The ban, covering all but domestic matches, stayed in place after the U.S.-led invasion of 2003 toppled dictator Saddam Hussein.
It was briefly lifted in 2012, but a power outage during an Iraq-Jordan match in Irbil led FIFA to promptly reinstate it.
— FIFA reported a $192 million loss in its published accounts for 2017, after another year of stalled sponsor sales. But that was less than half of the $369 million deficit in 2016.
FIFA has backloaded more than $2 billion worth of broadcasting deals into the 2018 accounts and expects to exceed its revenue target of $5.6 billion and show a profit for the 2015-18 financial cycle.
— The soccer body agreed to publish the voting choices of member federations in the 2026 World Cup bidding contest on June 13 in Moscow.
A North American bid combining the United States, Canada and Mexico is competing with Morocco for the right to host the first 48-team tournament in eight years’ time. Up to 207 FIFA members will vote, with the four bidding nations excluded.

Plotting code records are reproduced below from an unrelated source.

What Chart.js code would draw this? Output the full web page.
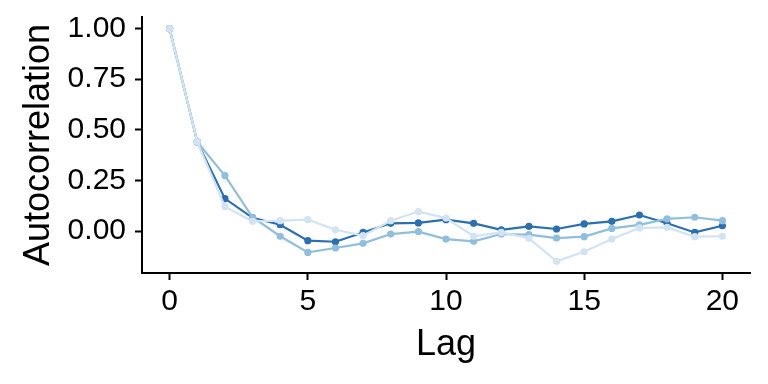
<!DOCTYPE html>
<html>
<head>
<meta charset="utf-8">
<script src="https://cdn.jsdelivr.net/npm/chart.js@4/dist/chart.umd.min.js"></script>
<style>
  html, body { margin: 0; padding: 0; background: #ffffff; }
  #wrap { width: 768px; height: 384px; position: relative; }
</style>
</head>
<body>
<div id="wrap"><canvas id="acf"></canvas></div>
<script>
// lags 0..20
var lags = [0, 1, 2, 3, 4, 5, 6, 7, 8, 9, 10, 11, 12, 13, 14, 15, 16, 17, 18, 19, 20];

// three autocorrelation series
var acfDark = [1.00, 0.44, 0.16, 0.065, 0.031, -0.048, -0.053, -0.007, 0.038, 0.040, 0.056,
  0.038, 0.006, 0.023, 0.010, 0.035, 0.048, 0.079, 0.038, -0.007, 0.026];
var acfMid = [1.00, 0.44, 0.274, 0.068, -0.026, -0.106, -0.084, -0.061, -0.015, -0.003, -0.040,
  -0.051, -0.015, -0.018, -0.035, -0.028, 0.013, 0.030, 0.060, 0.068, 0.051];
var acfLight = [1.00, 0.44, 0.12, 0.048, 0.051, 0.056, 0.006, -0.023, 0.051, 0.096, 0.064,
  -0.026, -0.007, -0.036, -0.150, -0.103, -0.040, 0.015, 0.018, -0.028, -0.026];

var xTicks = [0, 5, 10, 15, 20];
var yTicks = [0, 0.25, 0.5, 0.75, 1.0];

var FONT = "'Liberation Sans', Arial, Helvetica, sans-serif";

function toPoints(vals) {
  var out = [];
  for (var i = 0; i < lags.length; i++) out.push({ x: lags[i], y: vals[i] });
  return out;
}

function series(vals, color) {
  return {
    data: toPoints(vals),
    borderColor: color,
    backgroundColor: color,
    borderWidth: 2.2,
    pointRadius: 3.6,
    pointBorderWidth: 0,
    pointHoverRadius: 3.6,
    tension: 0
  };
}

// drop the extra room Chart.js keeps for edge tick labels
function fixPadding(scale) {
  scale.paddingTop = 0;
  scale.paddingBottom = 0;
  scale.paddingLeft = 0;
  scale.paddingRight = 0;
}

var ctx = document.getElementById('acf').getContext('2d');
new Chart(ctx, {
  type: 'line',
  data: {
    // first dataset is painted on top
    datasets: [
      series(acfLight, '#d2e3f3'),
      series(acfMid, '#8fbfdd'),
      series(acfDark, '#2b6fb3')
    ]
  },
  options: {
    responsive: true,
    maintainAspectRatio: false,
    animation: false,
    layout: { padding: { top: 17, right: 18, left: 0, bottom: 0 } },
    plugins: { legend: { display: false }, tooltip: { enabled: false } },
    scales: {
      x: {
        type: 'linear',
        min: -1,
        max: 21,
        afterBuildTicks: function (scale) {
          scale.ticks = xTicks.map(function (v) { return { value: v }; });
        },
        afterFit: function (scale) { scale.height = 111; fixPadding(scale); },
        grid: { display: true, drawOnChartArea: false, drawTicks: true, tickLength: 7, tickWidth: 2, tickColor: '#000' },
        border: { display: true, color: '#000', width: 2 },
        ticks: { color: '#000', font: { family: FONT, size: 30 }, padding: 4, maxRotation: 0 },
        title: { display: true, text: 'Lag', color: '#000', font: { family: FONT, size: 36 }, padding: { top: 0, bottom: 17 } }
      },
      y: {
        type: 'linear',
        min: -0.2075,
        max: 1.0575,
        afterBuildTicks: function (scale) {
          scale.ticks = yTicks.map(function (v) { return { value: v }; });
        },
        afterFit: function (scale) { scale.width = 142; fixPadding(scale); },
        grid: { display: true, drawOnChartArea: false, drawTicks: true, tickLength: 7, tickWidth: 2, tickColor: '#000' },
        border: { display: true, color: '#000', width: 2 },
        ticks: {
          color: '#000', font: { family: FONT, size: 30 }, padding: 9,
          callback: function (v) { return Number(v).toFixed(2); }
        },
        title: { display: true, text: 'Autocorrelation', color: '#000', font: { family: FONT, size: 36 }, padding: { top: 17, bottom: 0 } }
      }
    }
  }
});
</script>
</body>
</html>
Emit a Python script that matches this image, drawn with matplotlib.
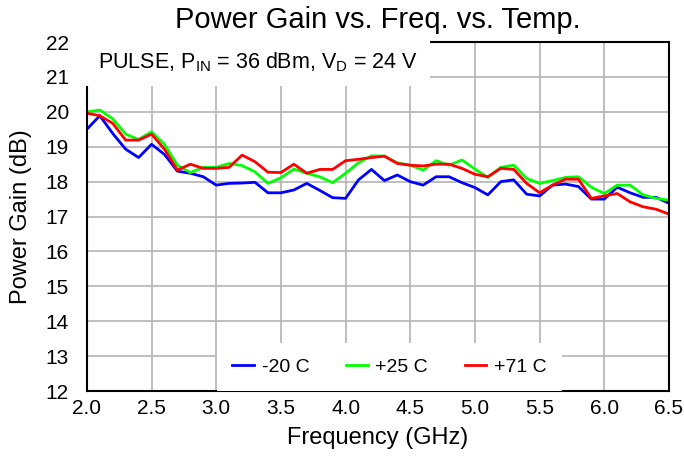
import matplotlib
matplotlib.use("Agg")
import matplotlib.pyplot as plt

plt.rcParams["font.family"] = ["Liberation Sans", "DejaVu Sans"]
plt.rcParams["mathtext.fontset"] = "custom"
plt.rcParams["mathtext.rm"] = "Liberation Sans"

freq = [2.0, 2.1, 2.2, 2.3, 2.4, 2.5, 2.6, 2.7, 2.8, 2.9,
        3.0, 3.1, 3.2, 3.3, 3.4, 3.5, 3.6, 3.7, 3.8, 3.9,
        4.0, 4.1, 4.2, 4.3, 4.4, 4.5, 4.6, 4.7, 4.8, 4.9,
        5.0, 5.1, 5.2, 5.3, 5.4, 5.5, 5.6, 5.7, 5.8, 5.9,
        6.0, 6.1, 6.2, 6.3, 6.4, 6.5]

gain_m20 = [19.50, 19.89, 19.38, 18.93, 18.69, 19.07, 18.78, 18.30, 18.24, 18.14,
            17.90, 17.95, 17.96, 17.98, 17.68, 17.68, 17.76, 17.95, 17.75, 17.54,
            17.52, 18.05, 18.35, 18.03, 18.19, 18.00, 17.90, 18.14, 18.14, 17.97,
            17.83, 17.62, 18.00, 18.05, 17.64, 17.59, 17.90, 17.93, 17.86, 17.50,
            17.50, 17.84, 17.68, 17.55, 17.55, 17.38]

gain_25 = [20.00, 20.05, 19.80, 19.36, 19.21, 19.43, 19.07, 18.47, 18.26, 18.41,
           18.41, 18.52, 18.46, 18.28, 17.95, 18.11, 18.36, 18.24, 18.14, 17.97,
           18.24, 18.54, 18.74, 18.73, 18.54, 18.47, 18.33, 18.60, 18.47, 18.62,
           18.36, 18.12, 18.41, 18.47, 18.09, 17.95, 18.03, 18.12, 18.14, 17.84,
           17.66, 17.90, 17.90, 17.62, 17.52, 17.47]

gain_71 = [19.96, 19.89, 19.67, 19.19, 19.19, 19.36, 18.93, 18.33, 18.50, 18.38,
           18.38, 18.41, 18.76, 18.57, 18.27, 18.26, 18.50, 18.24, 18.35, 18.35,
           18.60, 18.64, 18.69, 18.73, 18.52, 18.47, 18.45, 18.50, 18.50, 18.38,
           18.21, 18.14, 18.38, 18.35, 17.95, 17.68, 17.90, 18.07, 18.07, 17.52,
           17.59, 17.66, 17.42, 17.28, 17.21, 17.07]

fig = plt.figure(figsize=(6.84, 4.57), dpi=100)
ax = fig.add_axes([0.127, 0.1444, 0.851, 0.7636])

ax.plot(freq, gain_m20, color="#0000ff", lw=2.0, label="-20 C")
ax.plot(freq, gain_25, color="#00ff00", lw=2.0, label="+25 C")
ax.plot(freq, gain_71, color="#ff0000", lw=2.0, label="+71 C")

ax.set_xlim(2.0, 6.5)
ax.set_ylim(12, 22)
ax.set_xticks([2.0, 2.5, 3.0, 3.5, 4.0, 4.5, 5.0, 5.5, 6.0, 6.5])
ax.set_yticks(range(12, 23))
ax.xaxis.set_major_formatter(matplotlib.ticker.FormatStrFormatter("%.1f"))
ax.grid(True, color="#b4b4b4", lw=1.2)
ax.set_axisbelow(True)
ax.tick_params(length=0, labelsize=15)
ax.tick_params(axis="y", pad=13)
ax.tick_params(axis="x", pad=6)
for s in ax.spines.values():
    s.set_linewidth(1.5)
    s.set_color("black")

ax.set_title("Power Gain vs. Freq. vs. Temp.", fontsize=21, pad=10)
ax.set_xlabel("Frequency (GHz)", fontsize=17, labelpad=6)
ax.set_ylabel("Power Gain (dB)", fontsize=17, labelpad=10)

ax.text(0.019, 0.943, r"PULSE, P$_{\mathrm{IN}}$ = 36 dBm, V$_{\mathrm{D}}$ = 24 V",
        transform=ax.transAxes, fontsize=15.5, va="center", ha="left",
        bbox=dict(facecolor="white", edgecolor="none", pad=9))

leg = ax.legend(loc="center", bbox_to_anchor=(0.52, 0.069), ncol=3, fontsize=14,
                frameon=True, fancybox=False, handlelength=1.1, handletextpad=0.4,
                columnspacing=1.9, borderpad=0.8)
leg.get_frame().set_facecolor("white")
leg.get_frame().set_edgecolor("none")
leg.get_frame().set_alpha(1.0)

fig.savefig("out.png", dpi=100)
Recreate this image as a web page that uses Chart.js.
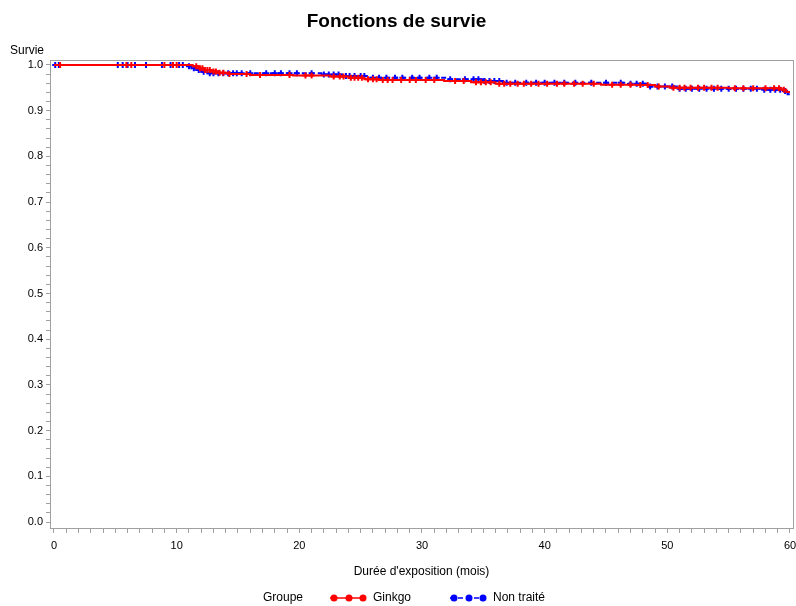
<!DOCTYPE html>
<html lang="fr">
<head>
<meta charset="utf-8">
<title>Fonctions de survie</title>
<script src="https://cdn.jsdelivr.net/npm/chart.js@4.4.1/dist/chart.umd.min.js"></script>
<style>
  html, body { margin: 0; padding: 0; background: #fff; }
  #chart { display: block; }
</style>
</head>
<body>
<canvas id="chart" width="796" height="606"></canvas>
<script>
// Courbes de Kaplan-Meier : instants des décès (mois) et survie juste après
const ginkgoTimes = [0, 11.3, 11.8, 12.2, 12.8, 13.3, 14.2, 16.0, 19.5, 22.5, 24.0, 25.3, 26.5, 31.8, 34.0, 36.0, 44.6, 47.5, 49.0, 50.2, 55.0, 59.3, 59.7, 60.0];
const ginkgoSurv  = [1.0, 0.997, 0.993, 0.989, 0.986, 0.983, 0.980, 0.978, 0.977, 0.975, 0.972, 0.969, 0.967, 0.965, 0.962, 0.959, 0.957, 0.956, 0.953, 0.950, 0.949, 0.946, 0.941, 0.941];

const nonTraiteTimes = [0, 10.8, 11.2, 11.6, 12.0, 12.5, 21.8, 23.5, 25.5, 32.0, 35.0, 36.6, 46.8, 48.3, 50.8, 57.8, 59.5, 59.8, 60.0];
const nonTraiteSurv  = [1.0, 0.997, 0.993, 0.989, 0.985, 0.982, 0.979, 0.976, 0.972, 0.969, 0.965, 0.961, 0.959, 0.953, 0.948, 0.946, 0.943, 0.936, 0.930];

// Observations censurées (mois)
const ginkgoCensored = [0.5, 5.9, 6.3, 9.0, 9.7, 10.0, 11.6, 11.9, 12.1, 12.3, 12.5, 12.7, 13.0, 13.2, 13.5, 13.8, 14.3, 15.7, 16.8, 19.2, 20.5, 21.0, 22.8, 23.3, 23.6, 24.2, 24.5, 24.8, 25.1, 25.6, 26.0, 26.3, 26.8, 27.2, 27.6, 28.3, 29.0, 29.5, 30.3, 31.0, 32.7, 33.4, 34.4, 34.8, 35.2, 35.6, 36.3, 36.7, 37.2, 37.8, 38.3, 38.9, 39.5, 40.2, 41.0, 41.6, 42.4, 43.1, 44.0, 45.5, 46.2, 47.0, 47.8, 48.4, 49.3, 50.5, 51.0, 51.4, 51.9, 52.5, 53.0, 53.6, 54.1, 55.5, 56.2, 57.0, 58.0, 58.7, 59.1, 59.5];
const nonTraiteCensored = [0.1, 0.4, 5.2, 5.6, 6.0, 6.6, 7.5, 8.8, 9.5, 10.2, 10.5, 11.0, 11.4, 11.8, 12.2, 12.7, 13.0, 13.4, 13.8, 14.2, 14.6, 14.9, 15.3, 16.0, 17.3, 18.0, 18.5, 19.2, 19.8, 21.0, 22.0, 22.4, 22.8, 23.2, 23.8, 24.1, 24.5, 25.0, 25.3, 26.0, 26.5, 27.1, 27.8, 28.4, 29.2, 29.8, 30.6, 31.2, 32.3, 33.5, 34.2, 34.6, 35.1, 35.5, 35.9, 36.3, 36.9, 37.6, 38.5, 39.3, 40.0, 40.8, 41.6, 42.5, 43.8, 45.0, 46.2, 47.0, 47.5, 48.0, 48.6, 49.2, 49.8, 50.4, 51.0, 51.5, 52.0, 52.6, 53.2, 53.8, 54.4, 55.0, 55.6, 56.2, 56.8, 57.3, 57.9, 58.4, 58.8, 59.2, 59.6];

const groupLabels = ['Ginkgo', 'Non traité'];
const groupColors = ['#ff0000', '#0000ff'];
const xTickValues = [0, 10, 20, 30, 40, 50, 60];
const yTickValues = [0.0, 0.1, 0.2, 0.3, 0.4, 0.5, 0.6, 0.7, 0.8, 0.9, 1.0];

const FONT = "'Liberation Sans', Arial, sans-serif";
const FRAME = '#a0a0a0';

// valeur de la courbe en escalier à l'instant t
function survivalAt(times, surv, t) {
    let s = surv[0];
    for (let i = 0; i < times.length; i++) {
        if (times[i] <= t) s = surv[i];
    }
    return s;
}

function stepPoints(times, surv) {
    return times.map((t, i) => ({ x: t, y: surv[i] }));
}

function censorPoints(censored, times, surv) {
    return censored.map(t => ({ x: t, y: survivalAt(times, surv, t) }));
}

// graduations secondaires : tous les mois en x, tous les 0,02 en y
const xMinor = [];
for (let m = 0; m <= 60; m++) xMinor.push(m);
const yMinor = [];
for (let k = 0; k <= 50; k++) yMinor.push(k / 50);

const framePlugin = {
    id: 'frameAndLegend',
    afterDraw(chart) {
        const { ctx, chartArea: a } = chart;
        ctx.save();
        // cadre du graphique
        ctx.strokeStyle = FRAME;
        ctx.lineWidth = 1;
        ctx.strokeRect(Math.round(a.left) + 0.5, Math.round(a.top) + 0.5, Math.round(a.right - a.left), Math.round(a.bottom - a.top));

        // étiquettes de l'axe des durées (ne débordent pas sur la marge droite)
        const xs = chart.scales.x;
        ctx.fillStyle = '#000';
        ctx.font = '11px ' + FONT;
        ctx.textAlign = 'center';
        ctx.textBaseline = 'middle';
        xTickValues.forEach(v => ctx.fillText(String(v), xs.getPixelForValue(v), 546));

        // titre de l'axe vertical, horizontal au-dessus de l'axe
        ctx.font = '12px ' + FONT;
        ctx.textAlign = 'left';
        ctx.fillText('Survie', 10, 51);

        // légende
        const ly = 598;
        ctx.fillText('Groupe', 263, ly);
        const starts = [330, 450];
        groupLabels.forEach((label, i) => {
            const x0 = starts[i];
            ctx.strokeStyle = groupColors[i];
            ctx.fillStyle = groupColors[i];
            ctx.lineWidth = 1.5;
            ctx.setLineDash(i === 1 ? [5, 3] : []);
            ctx.beginPath();
            ctx.moveTo(x0, ly);
            ctx.lineTo(x0 + 36, ly);
            ctx.stroke();
            ctx.setLineDash([]);
            [4, 19, 33].forEach(dx => {
                ctx.beginPath();
                ctx.arc(x0 + dx, ly, 3.5, 0, Math.PI * 2);
                ctx.fill();
            });
            ctx.fillStyle = '#000';
            ctx.fillText(label, x0 + 43, ly);
        });
        ctx.restore();
    }
};

const lineDefaults = { stepped: 'before', pointRadius: 0, fill: false, borderWidth: 2 };
const censorDefaults = { showLine: false, pointStyle: 'cross', pointRadius: 3, borderWidth: 2 };

new Chart(document.getElementById('chart'), {
    type: 'line',
    data: {
        datasets: [
            Object.assign({ label: groupLabels[0], data: stepPoints(ginkgoTimes, ginkgoSurv), borderColor: groupColors[0] }, lineDefaults),
            Object.assign({ label: groupLabels[0] + ' (censuré)', data: censorPoints(ginkgoCensored, ginkgoTimes, ginkgoSurv), borderColor: groupColors[0], backgroundColor: groupColors[0] }, censorDefaults),
            Object.assign({ label: groupLabels[1], data: stepPoints(nonTraiteTimes, nonTraiteSurv), borderColor: groupColors[1], borderDash: [5, 3] }, lineDefaults),
            Object.assign({ label: groupLabels[1] + ' (censuré)', data: censorPoints(nonTraiteCensored, nonTraiteTimes, nonTraiteSurv), borderColor: groupColors[1], backgroundColor: groupColors[1] }, censorDefaults)
        ]
    },
    options: {
        responsive: false,
        animation: false,
        devicePixelRatio: 1,
        layout: { autoPadding: false, padding: { top: 0, right: 3, bottom: 24, left: 0 } },
        plugins: {
            legend: { display: false },
            tooltip: { enabled: false },
            title: {
                display: true,
                text: 'Fonctions de survie',
                color: '#000',
                font: { family: FONT, size: 19, weight: 'bold', lineHeight: 1.2 },
                padding: { top: 10, bottom: 27.2 }
            }
        },
        scales: {
            x: {
                type: 'linear',
                min: -0.326,
                max: 60.245,
                afterFit: s => { s.height = 54; },
                afterBuildTicks: s => { s.ticks = xMinor.map(v => ({ value: v })); },
                ticks: { display: false },
                grid: { drawOnChartArea: false, drawTicks: true, tickLength: 5, color: FRAME },
                border: { display: true, color: FRAME },
                title: {
                    display: true,
                    text: "Durée d'exposition (mois)",
                    color: '#000',
                    font: { family: FONT, size: 12 },
                    padding: { top: 0, bottom: 3 }
                }
            },
            y: {
                type: 'linear',
                min: -0.0131,
                max: 1.0109,
                afterFit: s => { s.width = 50; },
                afterBuildTicks: s => { s.ticks = yMinor.map(v => ({ value: v })); },
                ticks: {
                    autoSkip: false,
                    padding: 3,
                    color: '#000',
                    font: { family: FONT, size: 11 },
                    callback: v => {
                        const hit = yTickValues.find(t => Math.abs(t - v) < 1e-9);
                        return hit === undefined ? '' : hit.toFixed(1);
                    }
                },
                grid: { drawOnChartArea: false, drawTicks: true, tickLength: 4, color: FRAME },
                border: { display: true, color: FRAME }
            }
        }
    },
    plugins: [framePlugin]
});
</script>
</body>
</html>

— Infantino also answered with a firm “no” when asked whether Russia’s current political tensions with Britain could affect its hosting of the World Cup.
— FIFA failed to make progress on revamping national team competitions for women and youth squads. Discussions had begun on creating a global women’s league, and merging Under-17 and Under-20 World Cups staged every two years into single, annual Under-18 competitions.
Some information for this report came from AFP.